None of the findings are very surprising.  There are still more male than female reporters, and the world of officaldom is still (and perhaps more) male-dominated.  At one point the authors suggest that the reasons female reporters are more likely to quote middle than top management include a lack of access to top officials or that they expect problems and settle with middle management.  Perhaps this is more related to the fact that they are more likely to use female sources and that there are more females in middle management than top.  If female reporters are, for example, actively seeking female sources, then they would be forced to quote fewer top officials, because almost all top officials are male.

The feminist critique of the newsroom

In “The Gendered Realities of Journalism” the author argues that female journalists face difficulties dealing with both the predominately male newsroom and the assumption that they cannot cover hard news.

The author points to several statistics to prove the first point: women only comprise about one third of the profession as a whole and perhaps 80 percent or more of the people in power-editors and management-are male.  Female journalists, on average, are paid less than male journalists and are less likely to be promoted; they are also excluded from the macho newsgathering and male-bonding aspect of the newsroom, making them outsiders rather than equal participants.  The author also mentions that female journalists have to strike a balance between seeming feminine and being tough, responsible journalists.

The author approaches the second difficulty first by looking at feminist critiques of objectivity.  Some feminists seek to root male subjectivity out of the norms of objectivity and go for gender-neutral reporting.  Others look for gender balance, ensuring there are equal number of male and female reporters and decision-makers.  A third group would dump objectivity altogether as an obviously male notion that facts can be separated from ideology and say that it only reinforces the patriarchy.  Furthermore, women are usually assigned to soft stories and their gut reactions-those praised in male reporters-are often dismissed.

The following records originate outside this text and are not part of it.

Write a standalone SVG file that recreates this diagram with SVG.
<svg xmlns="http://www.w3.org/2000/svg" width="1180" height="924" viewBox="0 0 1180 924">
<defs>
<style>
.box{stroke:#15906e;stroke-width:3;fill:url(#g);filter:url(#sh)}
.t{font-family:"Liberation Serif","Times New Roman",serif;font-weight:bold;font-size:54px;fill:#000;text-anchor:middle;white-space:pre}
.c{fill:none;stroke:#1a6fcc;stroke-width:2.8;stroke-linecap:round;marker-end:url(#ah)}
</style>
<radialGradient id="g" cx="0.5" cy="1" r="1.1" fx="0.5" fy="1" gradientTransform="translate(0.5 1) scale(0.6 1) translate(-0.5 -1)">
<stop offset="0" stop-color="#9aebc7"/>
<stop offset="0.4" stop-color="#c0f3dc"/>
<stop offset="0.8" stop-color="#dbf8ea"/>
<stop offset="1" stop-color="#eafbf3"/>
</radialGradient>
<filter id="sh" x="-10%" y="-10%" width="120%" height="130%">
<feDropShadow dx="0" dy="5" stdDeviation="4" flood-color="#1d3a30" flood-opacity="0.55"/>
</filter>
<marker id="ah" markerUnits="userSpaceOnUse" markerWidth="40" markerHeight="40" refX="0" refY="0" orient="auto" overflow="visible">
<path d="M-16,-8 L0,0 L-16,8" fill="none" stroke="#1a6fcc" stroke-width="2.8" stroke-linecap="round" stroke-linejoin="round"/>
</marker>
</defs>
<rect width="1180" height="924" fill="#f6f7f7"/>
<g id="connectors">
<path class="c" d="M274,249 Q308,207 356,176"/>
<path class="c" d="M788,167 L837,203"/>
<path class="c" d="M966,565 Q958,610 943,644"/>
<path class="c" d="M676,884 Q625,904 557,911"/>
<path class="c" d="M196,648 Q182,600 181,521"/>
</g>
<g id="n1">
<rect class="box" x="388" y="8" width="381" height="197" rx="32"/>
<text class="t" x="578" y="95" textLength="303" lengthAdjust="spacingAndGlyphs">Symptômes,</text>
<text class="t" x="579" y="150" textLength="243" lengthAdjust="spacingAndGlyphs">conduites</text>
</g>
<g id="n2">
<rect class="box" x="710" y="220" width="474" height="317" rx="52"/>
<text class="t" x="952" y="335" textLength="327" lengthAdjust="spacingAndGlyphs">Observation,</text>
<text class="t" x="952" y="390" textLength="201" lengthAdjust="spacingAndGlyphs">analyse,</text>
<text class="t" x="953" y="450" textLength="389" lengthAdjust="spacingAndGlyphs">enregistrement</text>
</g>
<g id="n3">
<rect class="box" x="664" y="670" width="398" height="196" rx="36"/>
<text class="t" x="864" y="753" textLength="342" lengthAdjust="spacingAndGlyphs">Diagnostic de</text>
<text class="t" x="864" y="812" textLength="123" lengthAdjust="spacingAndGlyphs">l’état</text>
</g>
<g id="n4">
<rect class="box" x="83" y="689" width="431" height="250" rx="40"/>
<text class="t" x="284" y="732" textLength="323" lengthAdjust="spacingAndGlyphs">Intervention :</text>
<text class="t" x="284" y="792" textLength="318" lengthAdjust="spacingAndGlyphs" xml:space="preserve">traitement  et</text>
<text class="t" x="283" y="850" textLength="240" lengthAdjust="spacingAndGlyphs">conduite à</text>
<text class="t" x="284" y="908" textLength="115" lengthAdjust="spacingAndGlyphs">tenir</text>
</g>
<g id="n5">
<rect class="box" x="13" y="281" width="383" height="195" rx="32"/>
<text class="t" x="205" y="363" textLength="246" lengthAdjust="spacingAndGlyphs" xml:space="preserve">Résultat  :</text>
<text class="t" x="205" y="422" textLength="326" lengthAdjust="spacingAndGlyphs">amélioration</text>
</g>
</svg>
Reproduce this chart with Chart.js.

I have a couple of problems with some of the ideas the author presented.  For one thing, I would like to see some data on the number of female journalists and the number in important positions compared to the number of actual applicants.  I agree that men should not be promoted over women simply because of outdated biases and macho camaraderie, but it’s possible part of the reason the number of women is so low is that there just aren’t enough applicants around.

Also, I have a hard time reconciling some feminists’ critique of objectivity as part of a male-imposed, male-oriented notion of truth.  I realize this is all tied into the feminist critique of Enlightenment thought and modern philosophy, but I don’t believe there’s necessarily male- and female- truth.  If just-the-facts objectivity is a flawed value because it is male-imposed and serves the patriarchy, why should women complain when they are only handed feature assignments?  I don’t see how someone could say one the one hand, that women should be given equally hard news assignments, and on the other, that hard news coverage is based upon inherently male notions and only serves to support the patriarchy.